Governabilidade e Estabilidade em Risco
A perda de Uvira, caso se confirme de forma definitiva, representaria um duro golpe ao governo de Kinshasa, que já enfrenta enormes desafios para consolidar autoridade sobre as regiões orientais. O conflito ameaça:
- fragilizar ainda mais a confiança pública na capacidade do Estado;
- aumentar tensões políticas internas;
- gerar instabilidade nas fronteiras, especialmente com Burundi e Ruanda.
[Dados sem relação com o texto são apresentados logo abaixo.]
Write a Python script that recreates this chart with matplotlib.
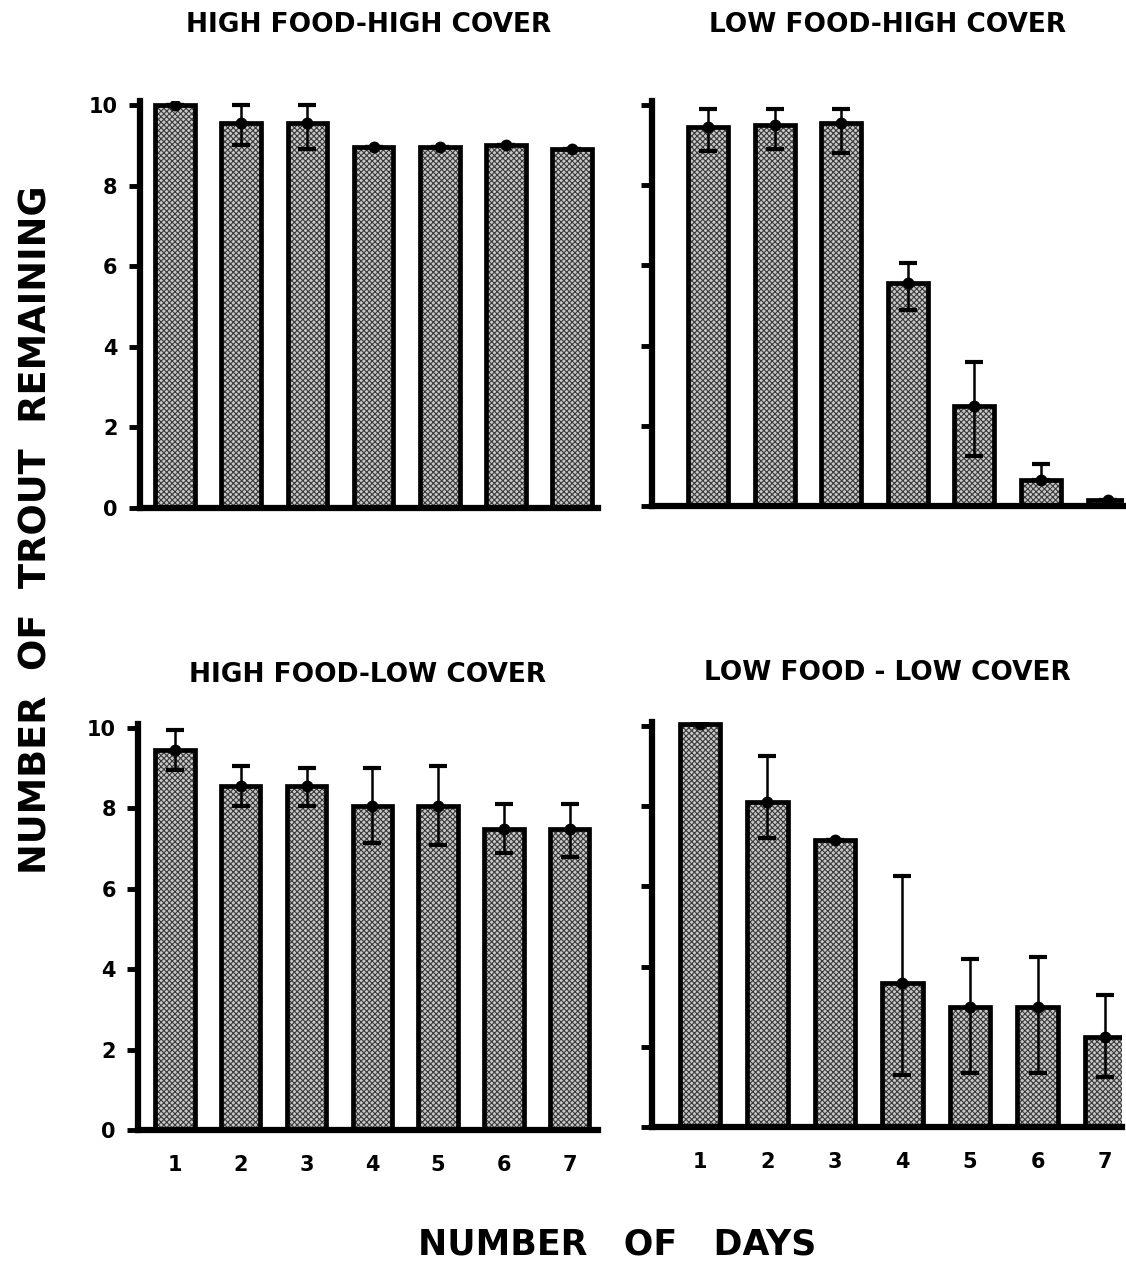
import matplotlib.pyplot as plt
import numpy as np

days = [1, 2, 3, 4, 5, 6, 7]

# mean trout remaining per day
hfhc_mean = [10.0, 9.55, 9.55, 8.95, 8.95, 9.0, 8.9]
hfhc_lo = [0, 0.55, 0.65, 0, 0, 0, 0]
hfhc_hi = [0, 0.45, 0.45, 0, 0, 0, 0]

lfhc_mean = [9.45, 9.5, 9.55, 5.55, 2.5, 0.65, 0.15]
lfhc_lo = [0.6, 0.6, 0.75, 0.65, 1.25, 0, 0]
lfhc_hi = [0.45, 0.4, 0.35, 0.5, 1.1, 0.4, 0]

hflc_mean = [9.45, 8.55, 8.55, 8.05, 8.05, 7.5, 7.5]
hflc_lo = [0.5, 0.5, 0.5, 0.9, 0.95, 0.6, 0.7]
hflc_hi = [0.5, 0.5, 0.45, 0.95, 1.0, 0.6, 0.6]

lflc_mean = [10.05, 8.1, 7.15, 3.6, 3.0, 3.0, 2.25]
lflc_lo = [0, 0.9, 0, 2.3, 1.65, 1.65, 1.0]
lflc_hi = [0, 1.15, 0, 2.65, 1.2, 1.25, 1.05]

titles = ["HIGH FOOD-HIGH COVER", "LOW FOOD-HIGH COVER",
          "HIGH FOOD-LOW COVER", "LOW FOOD - LOW COVER"]
yticks = [0, 2, 4, 6, 8, 10]

plt.rcParams['font.family'] = ['DejaVu Sans']
plt.rcParams['font.weight'] = 'bold'
plt.rcParams['hatch.linewidth'] = 0.8

fig = plt.figure(figsize=(11.26, 12.62), dpi=100)

# axes rectangles and x ranges for the four panels
panels = [
    ([0.1243, 0.5975, 0.4067, 0.3225], (0.47, 7.39), hfhc_mean, hfhc_lo, hfhc_hi, True, False),
    ([0.579, 0.599, 0.419, 0.321], (0.16, 7.24), lfhc_mean, lfhc_lo, lfhc_hi, False, False),
    ([0.1226, 0.1046, 0.4085, 0.3217], (0.44, 7.43), hflc_mean, hflc_lo, hflc_hi, True, True),
    ([0.579, 0.107, 0.4174, 0.321], (0.29, 7.25), lflc_mean, lflc_lo, lflc_hi, False, True),
]

for i, (rect, xl, mean, lo, hi, ylab, xlab) in enumerate(panels):
    ax = fig.add_axes(rect)
    # stippled fill, then a heavy black outline on top
    ax.bar(days, mean, width=0.6, color='#c8c8c8', edgecolor='#3a3a3a',
           hatch='xxxxxx', linewidth=0, zorder=2)
    ax.bar(days, mean, width=0.6, fill=False, edgecolor='black',
           linewidth=3.4, zorder=3)
    ax.errorbar(days, mean, yerr=[lo, hi], fmt='o', color='black',
                markersize=7.5, elinewidth=1.8, capsize=6.5, capthick=3, zorder=4)
    ax.set_xlim(*xl)
    ax.set_ylim(0, 10.1)
    ax.spines['top'].set_visible(False)
    ax.spines['right'].set_visible(False)
    ax.spines['left'].set_linewidth(4.5)
    ax.spines['bottom'].set_linewidth(4.5)
    ax.set_yticks(yticks)
    ax.tick_params(axis='y', direction='out', length=8, width=3.5, pad=8,
                   labelsize=15)
    if not ylab:
        ax.set_yticklabels([])
    ax.set_xticks(days)
    ax.tick_params(axis='x', length=0, pad=18, labelsize=15)
    if not xlab:
        ax.set_xticklabels([])
    ax.set_title(titles[i], fontsize=19, fontweight='bold', pad=50 if i < 2 else 30)

fig.text(0.032, 0.58, "NUMBER  OF  TROUT  REMAINING", rotation=90,
         ha='center', va='center', fontsize=26.5, fontweight='bold')
fig.text(0.548, 0.0135, "NUMBER   OF   DAYS", ha='center', va='center',
         fontsize=25, fontweight='bold')

fig.savefig("out.png", dpi=100)
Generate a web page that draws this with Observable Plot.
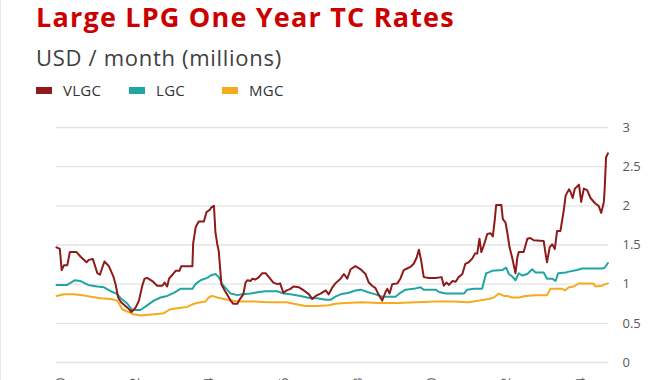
<!DOCTYPE html>
<html>
<head>
<meta charset="utf-8">
<script src="https://cdn.jsdelivr.net/npm/d3@7"></script>
<script src="https://cdn.jsdelivr.net/npm/@observablehq/plot@0.6"></script>
<style>
  html, body { margin: 0; padding: 0; background: #fff; overflow: hidden; }
  #wrap { position: relative; width: 670px; height: 380px; overflow: hidden; font-family: "Open Sans", sans-serif; border-left: 1px solid #e6e6e6; box-sizing: border-box; }
  #title { position: absolute; left: 35px; top: 3px; font-size: 27px; line-height: 27px; letter-spacing: 1.2px; font-weight: 700; color: #cc0000; white-space: nowrap; }
  #subtitle { position: absolute; left: 35px; top: 46px; font-size: 22px; line-height: 22px; letter-spacing: 0.7px; color: #404040; white-space: nowrap; }
  #legend { position: absolute; left: 35px; top: 83px; display: flex; }
  .item { width: 93px; display: flex; align-items: center; font-size: 15px; line-height: 15px; letter-spacing: 0.3px; color: #333; }
  .sw { width: 16px; height: 7px; margin-right: 11px; }
  #chart { position: absolute; left: -1px; top: 100px; }
</style>
</head>
<body>
<div id="wrap">
  <div id="title">Large LPG One Year TC Rates</div>
  <div id="subtitle">USD / month (millions)</div>
  <div id="legend"></div>
  <div id="chart"></div>
</div>
<script>
// Series names and colours
const seriesNames = ["VLGC", "LGC", "MGC"];
const seriesColors = ["#8e1a1a", "#1fa6a2", "#f5ab1c"];

// Axis ticks
const yTicks = [0, 0.5, 1, 1.5, 2, 2.5, 3];
const xTicks = [2000, 2002, 2004, 2006, 2008, 2010, 2012, 2014];

// [year, USD millions / month]
const vlgc = [
  [1999.89,1.47],[1999.98,1.45],[2000.03,1.18],[2000.09,1.24],[2000.18,1.24],[2000.25,1.41],[2000.43,1.41],
  [2000.54,1.35],[2000.70,1.28],[2000.76,1.31],[2000.87,1.32],[2000.99,1.14],[2001.06,1.12],[2001.18,1.29],
  [2001.30,1.23],[2001.42,1.10],[2001.48,1.00],[2001.55,0.83],[2001.63,0.77],[2001.80,0.70],[2001.91,0.645],
  [2002.02,0.70],[2002.11,0.79],[2002.20,0.98],[2002.26,1.07],[2002.33,1.08],[2002.47,1.04],[2002.60,0.98],
  [2002.74,0.98],[2002.80,1.02],[2002.87,0.97],[2002.92,1.07],[2003.03,1.13],[2003.10,1.17],[2003.20,1.17],
  [2003.25,1.23],[2003.55,1.23],[2003.57,1.52],[2003.64,1.73],[2003.72,1.80],[2003.86,1.80],[2003.93,1.92],
  [2004.02,1.95],[2004.06,1.98],[2004.13,2.00],[2004.17,1.66],[2004.22,1.51],[2004.26,1.42],[2004.33,1.00],
  [2004.42,0.92],[2004.58,0.79],[2004.65,0.75],[2004.76,0.75],[2004.83,0.81],[2004.92,0.87],[2004.98,1.02],
  [2005.03,1.05],[2005.12,1.04],[2005.16,1.07],[2005.25,1.06],[2005.34,1.09],[2005.43,1.14],[2005.52,1.14],
  [2005.61,1.09],[2005.73,1.02],[2005.84,1.00],[2005.91,1.01],[2006.00,0.89],[2006.09,0.92],[2006.19,0.94],
  [2006.27,0.97],[2006.42,0.96],[2006.55,0.92],[2006.69,0.87],[2006.78,0.81],[2006.87,0.85],[2007.00,0.88],
  [2007.14,0.92],[2007.22,0.87],[2007.32,0.96],[2007.40,1.01],[2007.54,1.07],[2007.63,1.13],[2007.72,1.07],
  [2007.81,1.19],[2007.94,1.23],[2008.08,1.19],[2008.21,1.13],[2008.30,1.02],[2008.39,0.98],[2008.48,0.95],
  [2008.55,0.88],[2008.66,0.79],[2008.75,0.90],[2008.80,0.94],[2008.86,0.88],[2008.93,1.00],[2009.07,1.01],
  [2009.15,1.07],[2009.24,1.18],[2009.33,1.20],[2009.42,1.22],[2009.51,1.26],[2009.59,1.34],[2009.65,1.44],
  [2009.71,1.30],[2009.78,1.09],[2009.92,1.08],[2010.10,1.08],[2010.26,1.09],[2010.32,0.98],[2010.39,1.02],
  [2010.46,0.99],[2010.55,1.04],[2010.64,1.03],[2010.72,1.09],[2010.82,1.13],[2010.90,1.26],[2010.99,1.28],
  [2011.09,1.33],[2011.16,1.39],[2011.22,1.39],[2011.28,1.58],[2011.33,1.41],[2011.40,1.50],[2011.49,1.64],
  [2011.58,1.65],[2011.64,1.61],[2011.69,1.81],[2011.73,2.01],[2011.87,2.01],[2011.91,1.83],[2011.98,1.79],
  [2012.04,1.63],[2012.09,1.47],[2012.16,1.34],[2012.25,1.14],[2012.30,1.34],[2012.34,1.41],[2012.47,1.41],
  [2012.57,1.58],[2012.65,1.59],[2012.74,1.56],[2013.01,1.55],[2013.06,1.39],[2013.10,1.28],[2013.17,1.47],
  [2013.24,1.51],[2013.31,1.45],[2013.37,1.68],[2013.46,1.68],[2013.55,1.94],[2013.60,2.13],[2013.69,2.21],
  [2013.73,2.18],[2013.79,2.10],[2013.85,2.22],[2013.96,2.27],[2014.02,2.05],[2014.09,2.22],[2014.18,2.20],
  [2014.27,2.10],[2014.40,2.03],[2014.49,2.00],[2014.56,1.91],[2014.63,2.05],[2014.65,2.20],[2014.69,2.62],
  [2014.74,2.67]
];

const lgc = [
  [1999.89,0.99],[2000.18,0.99],[2000.38,1.05],[2000.54,1.04],[2000.74,0.99],[2000.99,0.97],[2001.17,0.96],
  [2001.35,0.91],[2001.51,0.88],[2001.62,0.82],[2001.80,0.75],[2001.93,0.67],[2002.15,0.67],[2002.33,0.73],
  [2002.51,0.79],[2002.69,0.83],[2002.87,0.85],[2003.05,0.89],[2003.23,0.94],[2003.55,0.94],[2003.63,1.00],
  [2003.77,1.05],[2003.95,1.08],[2004.04,1.11],[2004.17,1.13],[2004.26,1.09],[2004.35,1.00],[2004.58,0.88],
  [2004.76,0.86],[2004.89,0.87],[2005.12,0.88],[2005.34,0.90],[2005.52,0.91],[2005.84,0.91],[2006.01,0.88],
  [2006.19,0.87],[2006.46,0.85],[2006.73,0.82],[2006.91,0.82],[2007.14,0.80],[2007.27,0.80],[2007.40,0.84],
  [2007.54,0.87],[2007.76,0.89],[2007.94,0.92],[2008.08,0.93],[2008.26,0.90],[2008.48,0.87],[2008.66,0.84],
  [2009.02,0.84],[2009.15,0.89],[2009.29,0.93],[2009.51,0.94],[2009.69,0.96],[2009.78,0.93],[2010.10,0.93],
  [2010.19,0.90],[2010.37,0.88],[2010.86,0.88],[2010.95,0.93],[2011.13,0.94],[2011.35,0.94],[2011.46,1.14],
  [2011.53,1.15],[2011.62,1.17],[2011.89,1.18],[2012.00,1.21],[2012.07,1.13],[2012.16,1.10],[2012.25,1.05],
  [2012.34,1.14],[2012.43,1.11],[2012.57,1.13],[2012.70,1.19],[2012.79,1.15],[2013.01,1.15],[2013.10,1.07],
  [2013.24,1.07],[2013.33,1.04],[2013.40,1.14],[2013.60,1.15],[2013.69,1.16],[2013.91,1.18],[2014.05,1.20],
  [2014.58,1.20],[2014.65,1.21],[2014.74,1.27]
];

const mgc = [
  [1999.89,0.85],[2000.09,0.87],[2000.36,0.87],[2000.58,0.86],[2000.81,0.84],[2001.08,0.82],[2001.35,0.81],
  [2001.53,0.79],[2001.66,0.68],[2001.80,0.65],[2001.93,0.62],[2002.15,0.60],[2002.38,0.61],[2002.60,0.62],
  [2002.78,0.63],[2002.96,0.68],[2003.23,0.70],[2003.41,0.71],[2003.59,0.75],[2003.77,0.77],[2003.90,0.78],
  [2003.99,0.83],[2004.08,0.85],[2004.22,0.83],[2004.40,0.81],[2004.58,0.79],[2004.85,0.78],[2005.20,0.78],
  [2005.57,0.77],[2006.10,0.77],[2006.28,0.75],[2006.60,0.72],[2006.91,0.72],[2007.22,0.73],[2007.40,0.75],
  [2007.67,0.76],[2008.12,0.77],[2008.57,0.76],[2009.11,0.76],[2009.56,0.77],[2010.10,0.78],[2010.55,0.78],
  [2010.99,0.77],[2011.26,0.79],[2011.53,0.81],[2011.67,0.83],[2011.80,0.88],[2011.94,0.85],[2012.03,0.85],
  [2012.16,0.83],[2012.34,0.83],[2012.52,0.85],[2012.79,0.86],[2013.10,0.86],[2013.19,0.94],[2013.51,0.94],
  [2013.58,0.92],[2013.69,0.96],[2013.82,0.97],[2013.96,1.01],[2014.35,1.01],[2014.40,0.97],[2014.58,0.98],
  [2014.67,1.00],[2014.74,1.01]
];

// Legend
const legend = document.getElementById("legend");
seriesNames.forEach((name, i) => {
  const item = document.createElement("div");
  item.className = "item";
  const sw = document.createElement("div");
  sw.className = "sw";
  sw.style.background = seriesColors[i];
  const label = document.createElement("span");
  label.textContent = name;
  item.append(sw, label);
  legend.append(item);
});

const toRows = (name, arr) => arr.map(([t, v]) => ({series: name, t, v}));
const dataBySeries = {VLGC: toRows("VLGC", vlgc), LGC: toRows("LGC", lgc), MGC: toRows("MGC", mgc)};

const chart = Plot.plot({
  width: 670,
  height: 310,
  marginTop: 27,
  marginLeft: 56,
  marginRight: 62,
  marginBottom: 48,
  style: {fontFamily: "'Open Sans', sans-serif", background: "transparent", overflow: "visible"},
  x: {domain: [1999.89, 2014.755]},
  y: {domain: [0, 3]},
  color: {domain: seriesNames, range: seriesColors},
  marks: [
    Plot.gridY(yTicks, {stroke: "#e3e3e3", strokeOpacity: 1, strokeWidth: 1.3}),
    Plot.axisY(yTicks, {anchor: "right", tickSize: 0, tickPadding: 14, textAnchor: "start",
      tickFormat: d => String(d), fontSize: 13, fill: "#595959", label: null}),
    Plot.axisX(xTicks, {tickSize: 0, tickPadding: 15, tickRotate: -90,
      tickFormat: d => String(d), fontSize: 13, fill: "#595959", label: null}),
    Plot.line(dataBySeries.MGC, {x: "t", y: "v", stroke: "series", strokeWidth: 2}),
    Plot.line(dataBySeries.LGC, {x: "t", y: "v", stroke: "series", strokeWidth: 2}),
    Plot.line(dataBySeries.VLGC, {x: "t", y: "v", stroke: "series", strokeWidth: 2})
  ]
});
document.getElementById("chart").append(chart);
</script>
</body>
</html>
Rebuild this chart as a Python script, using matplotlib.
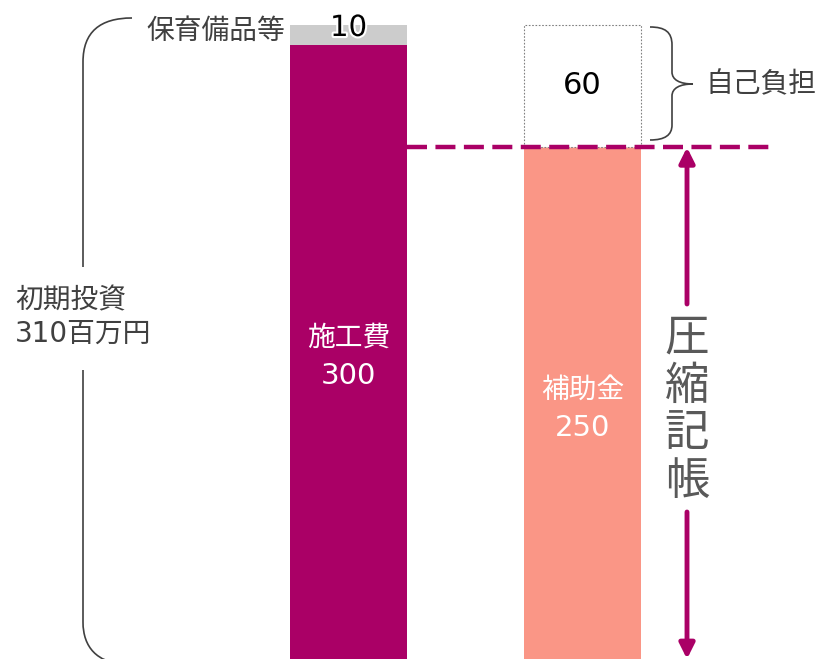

Com isso, a crise no leste da RDC deixa de ser apenas uma questão local e assume características de instabilidade regional, com potencial de ampliar tensões diplomáticas e militares entre países vizinhos.
Perspectivas: Um Cenário Volátil e de Consequências Amplas
O futuro imediato depende de múltiplos fatores: resposta militar do governo, posicionamento dos países vizinhos, continuidade das negociações e capacidade das organizações humanitárias de operar no terreno. O avanço do M23 mostra que o conflito está longe de uma resolução e que a região pode estar entrando em uma nova fase de disputas territoriais.
Enquanto isso, a população civil permanece no centro do conflito, enfrentando incertezas, deslocamentos e a constante ameaça de violência.
A entrada do M23 em Uvira é mais do que um episódio isolado: é um sinal claro de que o leste da RDC continua sendo uma das regiões mais complexas e instáveis do continente, onde interesses políticos, militares e econômicos tornam a busca pela paz um desafio de enormes proporções.